Isn't this fun, guys? It just goes to prove that virtually any film can be looked at in a variety of ways and with different methods of interpretation. So what does all this prove? Maybe nothing ultimately, but at least to me, this is what I am attempting to communicate: every film made is indicative of the times and the spirit of the times (in this case, the economic times) within which it was created. Look at a lot of the box-office hooey we are witnessing now amidst economic crisis. Even a silly "non-think" movie like Weekend at Bernie's can act as a historical marker and can characterize a time in the past where a sentiment(s) was prevalent in the popular American psyche. I was five when Weekend at Bernie's was released. I was not conscious of the economic shifts occuring in the world around me.
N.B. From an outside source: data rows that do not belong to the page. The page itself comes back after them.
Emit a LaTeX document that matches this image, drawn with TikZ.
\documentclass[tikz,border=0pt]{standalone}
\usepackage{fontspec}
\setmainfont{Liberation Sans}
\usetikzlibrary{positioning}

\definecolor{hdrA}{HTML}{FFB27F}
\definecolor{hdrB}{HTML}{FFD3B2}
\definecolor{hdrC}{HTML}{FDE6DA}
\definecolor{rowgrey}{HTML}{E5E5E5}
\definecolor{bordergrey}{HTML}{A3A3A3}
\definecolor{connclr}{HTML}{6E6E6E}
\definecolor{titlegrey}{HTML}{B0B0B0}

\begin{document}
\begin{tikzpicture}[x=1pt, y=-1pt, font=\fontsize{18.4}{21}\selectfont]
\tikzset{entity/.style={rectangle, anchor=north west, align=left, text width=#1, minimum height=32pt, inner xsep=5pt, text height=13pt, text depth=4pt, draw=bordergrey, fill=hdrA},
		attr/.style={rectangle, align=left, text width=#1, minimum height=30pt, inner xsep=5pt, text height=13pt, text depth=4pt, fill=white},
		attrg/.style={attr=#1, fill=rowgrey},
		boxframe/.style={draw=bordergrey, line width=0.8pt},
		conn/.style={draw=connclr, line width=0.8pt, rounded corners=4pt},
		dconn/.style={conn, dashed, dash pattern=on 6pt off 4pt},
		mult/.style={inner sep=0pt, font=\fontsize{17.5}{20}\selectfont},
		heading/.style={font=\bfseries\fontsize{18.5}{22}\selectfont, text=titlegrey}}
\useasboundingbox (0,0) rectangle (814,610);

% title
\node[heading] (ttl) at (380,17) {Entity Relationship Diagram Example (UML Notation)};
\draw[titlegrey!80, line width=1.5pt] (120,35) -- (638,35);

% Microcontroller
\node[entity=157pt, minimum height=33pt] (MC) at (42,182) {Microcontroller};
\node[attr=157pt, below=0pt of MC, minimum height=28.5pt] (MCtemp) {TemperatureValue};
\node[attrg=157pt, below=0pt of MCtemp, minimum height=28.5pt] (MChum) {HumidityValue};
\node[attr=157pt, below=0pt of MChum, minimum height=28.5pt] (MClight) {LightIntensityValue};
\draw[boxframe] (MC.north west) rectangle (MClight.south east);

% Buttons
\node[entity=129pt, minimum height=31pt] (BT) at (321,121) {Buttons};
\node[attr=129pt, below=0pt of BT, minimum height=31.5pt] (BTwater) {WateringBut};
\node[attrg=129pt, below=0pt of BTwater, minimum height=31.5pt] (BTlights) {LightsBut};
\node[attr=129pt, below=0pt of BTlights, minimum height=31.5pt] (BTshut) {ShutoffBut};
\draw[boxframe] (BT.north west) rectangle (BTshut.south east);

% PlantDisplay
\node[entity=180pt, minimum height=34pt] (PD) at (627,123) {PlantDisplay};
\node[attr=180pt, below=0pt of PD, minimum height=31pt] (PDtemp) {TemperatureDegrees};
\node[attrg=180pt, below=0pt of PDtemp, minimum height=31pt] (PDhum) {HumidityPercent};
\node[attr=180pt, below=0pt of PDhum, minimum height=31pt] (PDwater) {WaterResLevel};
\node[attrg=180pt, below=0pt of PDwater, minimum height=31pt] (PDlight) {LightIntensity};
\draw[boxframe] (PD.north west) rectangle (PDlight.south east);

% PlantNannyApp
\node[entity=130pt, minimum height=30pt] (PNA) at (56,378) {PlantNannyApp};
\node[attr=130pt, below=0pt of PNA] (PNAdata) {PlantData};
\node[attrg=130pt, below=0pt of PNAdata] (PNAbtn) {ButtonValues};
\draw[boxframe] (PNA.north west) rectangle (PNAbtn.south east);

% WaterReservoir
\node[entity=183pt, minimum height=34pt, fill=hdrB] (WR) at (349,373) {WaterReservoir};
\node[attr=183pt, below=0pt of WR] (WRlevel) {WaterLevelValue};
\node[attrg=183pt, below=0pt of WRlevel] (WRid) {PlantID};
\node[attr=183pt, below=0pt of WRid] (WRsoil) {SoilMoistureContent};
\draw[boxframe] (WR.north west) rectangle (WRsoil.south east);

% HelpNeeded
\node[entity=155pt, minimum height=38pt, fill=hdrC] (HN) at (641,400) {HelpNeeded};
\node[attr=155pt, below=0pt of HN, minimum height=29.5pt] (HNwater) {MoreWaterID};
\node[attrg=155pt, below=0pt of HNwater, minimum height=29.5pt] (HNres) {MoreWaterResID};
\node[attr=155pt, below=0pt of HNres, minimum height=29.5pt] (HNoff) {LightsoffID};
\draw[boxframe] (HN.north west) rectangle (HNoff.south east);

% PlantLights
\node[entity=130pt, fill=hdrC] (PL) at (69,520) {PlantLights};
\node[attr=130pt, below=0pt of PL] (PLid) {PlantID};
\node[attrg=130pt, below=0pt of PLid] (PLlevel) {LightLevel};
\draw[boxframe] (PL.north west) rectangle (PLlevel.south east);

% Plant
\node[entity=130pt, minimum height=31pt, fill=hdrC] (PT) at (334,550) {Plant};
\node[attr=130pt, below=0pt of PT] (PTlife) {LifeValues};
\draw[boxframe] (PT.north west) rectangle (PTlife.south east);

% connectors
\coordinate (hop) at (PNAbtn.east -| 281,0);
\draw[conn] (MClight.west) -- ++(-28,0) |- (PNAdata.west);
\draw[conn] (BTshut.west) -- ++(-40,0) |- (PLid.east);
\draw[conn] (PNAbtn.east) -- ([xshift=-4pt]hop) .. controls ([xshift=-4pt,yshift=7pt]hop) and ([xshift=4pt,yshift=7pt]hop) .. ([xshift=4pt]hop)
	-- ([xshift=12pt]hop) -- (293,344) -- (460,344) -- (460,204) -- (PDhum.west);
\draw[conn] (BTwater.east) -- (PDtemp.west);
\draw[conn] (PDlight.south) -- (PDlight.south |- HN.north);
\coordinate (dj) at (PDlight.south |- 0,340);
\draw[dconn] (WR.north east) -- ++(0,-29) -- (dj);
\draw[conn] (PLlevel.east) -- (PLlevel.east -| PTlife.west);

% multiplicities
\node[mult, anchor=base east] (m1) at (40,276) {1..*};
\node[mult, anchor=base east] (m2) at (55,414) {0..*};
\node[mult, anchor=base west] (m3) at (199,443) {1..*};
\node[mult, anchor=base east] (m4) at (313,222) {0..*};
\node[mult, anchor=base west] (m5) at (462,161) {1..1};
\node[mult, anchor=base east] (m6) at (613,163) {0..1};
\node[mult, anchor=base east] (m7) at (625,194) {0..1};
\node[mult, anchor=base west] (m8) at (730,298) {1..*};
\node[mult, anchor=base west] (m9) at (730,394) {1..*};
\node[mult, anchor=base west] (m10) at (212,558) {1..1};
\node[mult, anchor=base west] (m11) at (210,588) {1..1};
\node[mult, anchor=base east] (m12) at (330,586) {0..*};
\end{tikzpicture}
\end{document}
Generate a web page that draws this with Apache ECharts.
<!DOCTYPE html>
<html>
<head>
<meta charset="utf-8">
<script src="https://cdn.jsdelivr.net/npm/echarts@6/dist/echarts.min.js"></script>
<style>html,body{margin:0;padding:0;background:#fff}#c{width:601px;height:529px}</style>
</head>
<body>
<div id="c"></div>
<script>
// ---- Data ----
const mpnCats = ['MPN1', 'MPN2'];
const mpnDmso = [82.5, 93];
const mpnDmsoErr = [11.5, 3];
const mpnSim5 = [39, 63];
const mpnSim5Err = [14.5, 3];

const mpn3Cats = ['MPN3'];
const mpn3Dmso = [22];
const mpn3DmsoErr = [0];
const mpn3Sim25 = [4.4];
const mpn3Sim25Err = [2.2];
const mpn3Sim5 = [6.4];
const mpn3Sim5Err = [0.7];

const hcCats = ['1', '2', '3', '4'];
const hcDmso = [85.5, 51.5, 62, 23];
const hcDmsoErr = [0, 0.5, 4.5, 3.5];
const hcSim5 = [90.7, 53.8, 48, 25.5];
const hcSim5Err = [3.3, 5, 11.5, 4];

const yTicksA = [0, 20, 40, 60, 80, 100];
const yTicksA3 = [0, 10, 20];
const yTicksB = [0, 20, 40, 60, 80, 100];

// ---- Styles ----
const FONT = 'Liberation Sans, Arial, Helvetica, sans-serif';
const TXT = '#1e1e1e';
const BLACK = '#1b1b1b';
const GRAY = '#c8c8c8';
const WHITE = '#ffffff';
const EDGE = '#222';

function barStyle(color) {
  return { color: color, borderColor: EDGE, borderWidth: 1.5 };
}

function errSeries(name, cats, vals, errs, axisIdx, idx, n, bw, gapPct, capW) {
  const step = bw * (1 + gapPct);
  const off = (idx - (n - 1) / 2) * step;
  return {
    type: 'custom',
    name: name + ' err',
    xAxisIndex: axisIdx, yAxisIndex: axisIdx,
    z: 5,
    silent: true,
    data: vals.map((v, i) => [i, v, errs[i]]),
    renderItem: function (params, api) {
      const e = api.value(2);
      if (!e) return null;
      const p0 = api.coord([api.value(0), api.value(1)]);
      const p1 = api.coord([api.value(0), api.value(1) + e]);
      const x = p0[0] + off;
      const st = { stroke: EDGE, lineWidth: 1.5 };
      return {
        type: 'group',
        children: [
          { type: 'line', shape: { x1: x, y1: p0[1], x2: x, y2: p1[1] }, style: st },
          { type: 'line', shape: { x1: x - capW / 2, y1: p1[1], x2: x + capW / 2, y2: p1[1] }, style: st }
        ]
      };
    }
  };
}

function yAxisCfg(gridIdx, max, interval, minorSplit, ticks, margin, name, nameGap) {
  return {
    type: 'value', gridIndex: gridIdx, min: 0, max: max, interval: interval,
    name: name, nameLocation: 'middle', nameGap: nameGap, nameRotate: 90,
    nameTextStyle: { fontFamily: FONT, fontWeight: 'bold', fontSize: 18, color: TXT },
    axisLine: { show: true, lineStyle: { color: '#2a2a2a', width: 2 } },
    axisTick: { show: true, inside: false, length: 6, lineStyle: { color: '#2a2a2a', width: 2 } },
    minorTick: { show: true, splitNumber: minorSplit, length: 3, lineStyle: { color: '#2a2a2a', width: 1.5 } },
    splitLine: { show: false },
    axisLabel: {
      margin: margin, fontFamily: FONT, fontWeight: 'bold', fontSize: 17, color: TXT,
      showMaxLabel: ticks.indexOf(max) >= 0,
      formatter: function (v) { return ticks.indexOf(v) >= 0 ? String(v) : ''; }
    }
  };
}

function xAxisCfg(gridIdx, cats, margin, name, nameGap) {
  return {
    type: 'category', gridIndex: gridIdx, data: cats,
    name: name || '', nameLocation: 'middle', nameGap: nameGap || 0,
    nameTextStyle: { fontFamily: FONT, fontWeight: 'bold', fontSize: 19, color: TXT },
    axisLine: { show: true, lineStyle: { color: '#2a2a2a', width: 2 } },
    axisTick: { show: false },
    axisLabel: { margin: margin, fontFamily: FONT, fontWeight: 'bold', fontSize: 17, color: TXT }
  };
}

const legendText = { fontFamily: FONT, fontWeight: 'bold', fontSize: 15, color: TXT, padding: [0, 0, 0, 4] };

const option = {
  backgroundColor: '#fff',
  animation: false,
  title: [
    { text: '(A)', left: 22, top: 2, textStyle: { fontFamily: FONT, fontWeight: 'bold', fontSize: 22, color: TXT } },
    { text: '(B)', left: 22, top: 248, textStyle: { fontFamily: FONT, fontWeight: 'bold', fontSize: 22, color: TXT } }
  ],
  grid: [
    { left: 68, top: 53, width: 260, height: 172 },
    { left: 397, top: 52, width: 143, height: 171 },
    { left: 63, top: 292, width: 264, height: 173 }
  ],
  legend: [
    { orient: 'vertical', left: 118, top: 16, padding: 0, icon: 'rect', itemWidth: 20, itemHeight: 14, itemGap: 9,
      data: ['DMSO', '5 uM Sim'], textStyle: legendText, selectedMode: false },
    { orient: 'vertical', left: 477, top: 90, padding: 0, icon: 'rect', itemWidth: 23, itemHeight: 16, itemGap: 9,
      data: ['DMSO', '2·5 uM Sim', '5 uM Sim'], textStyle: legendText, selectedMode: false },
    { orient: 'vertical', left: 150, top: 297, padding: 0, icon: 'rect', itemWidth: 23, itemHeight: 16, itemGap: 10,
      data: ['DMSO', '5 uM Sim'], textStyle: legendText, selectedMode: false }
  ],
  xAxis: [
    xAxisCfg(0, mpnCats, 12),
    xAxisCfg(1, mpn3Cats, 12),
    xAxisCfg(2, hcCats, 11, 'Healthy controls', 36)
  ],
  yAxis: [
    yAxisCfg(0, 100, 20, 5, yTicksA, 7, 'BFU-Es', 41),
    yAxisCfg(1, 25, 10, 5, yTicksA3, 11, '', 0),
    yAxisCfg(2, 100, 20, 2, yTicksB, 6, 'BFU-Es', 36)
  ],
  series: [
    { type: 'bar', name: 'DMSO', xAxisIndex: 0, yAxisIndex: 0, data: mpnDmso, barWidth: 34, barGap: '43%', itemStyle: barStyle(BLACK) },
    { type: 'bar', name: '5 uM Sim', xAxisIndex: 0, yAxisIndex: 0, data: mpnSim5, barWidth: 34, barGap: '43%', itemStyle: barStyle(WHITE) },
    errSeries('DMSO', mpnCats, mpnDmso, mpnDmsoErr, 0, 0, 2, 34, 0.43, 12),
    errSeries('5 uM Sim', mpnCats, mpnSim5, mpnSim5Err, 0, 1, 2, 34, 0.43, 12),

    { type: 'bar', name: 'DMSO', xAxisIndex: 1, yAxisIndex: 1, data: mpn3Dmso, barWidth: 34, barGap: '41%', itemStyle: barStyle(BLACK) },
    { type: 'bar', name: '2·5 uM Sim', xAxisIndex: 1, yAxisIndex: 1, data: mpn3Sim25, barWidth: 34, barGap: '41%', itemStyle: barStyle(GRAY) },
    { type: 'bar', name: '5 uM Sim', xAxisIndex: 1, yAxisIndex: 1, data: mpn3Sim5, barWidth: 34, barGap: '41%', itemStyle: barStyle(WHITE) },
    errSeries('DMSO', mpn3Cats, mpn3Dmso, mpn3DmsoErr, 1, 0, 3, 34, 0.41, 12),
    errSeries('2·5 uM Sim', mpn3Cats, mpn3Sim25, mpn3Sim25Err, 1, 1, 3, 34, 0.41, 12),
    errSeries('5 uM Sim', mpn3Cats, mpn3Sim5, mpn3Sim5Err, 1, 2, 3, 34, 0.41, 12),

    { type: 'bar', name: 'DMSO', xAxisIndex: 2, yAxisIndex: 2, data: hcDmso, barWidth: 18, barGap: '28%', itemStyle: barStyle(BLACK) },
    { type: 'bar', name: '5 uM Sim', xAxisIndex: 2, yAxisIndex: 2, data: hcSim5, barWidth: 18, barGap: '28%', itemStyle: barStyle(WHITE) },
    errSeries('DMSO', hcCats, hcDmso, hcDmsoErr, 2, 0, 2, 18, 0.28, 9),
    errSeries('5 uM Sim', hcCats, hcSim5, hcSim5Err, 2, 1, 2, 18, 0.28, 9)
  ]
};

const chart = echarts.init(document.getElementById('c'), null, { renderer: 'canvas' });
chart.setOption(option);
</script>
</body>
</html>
Now I can look at the film and absorb a sense of what it meant to live in an era when the last breath of that era was being drawn. With this in mind, is Paul Blart, Mall Cop a historical film? It may be more Hollywood nonsense, but it is certainly historical and connotes the spirit of these often discouraging (economic) times.
Now onto Weekend at Bernie's 2 as allegory. Hmm...ouch, that's a tough one. Sorry, guys. You're on your own with that one!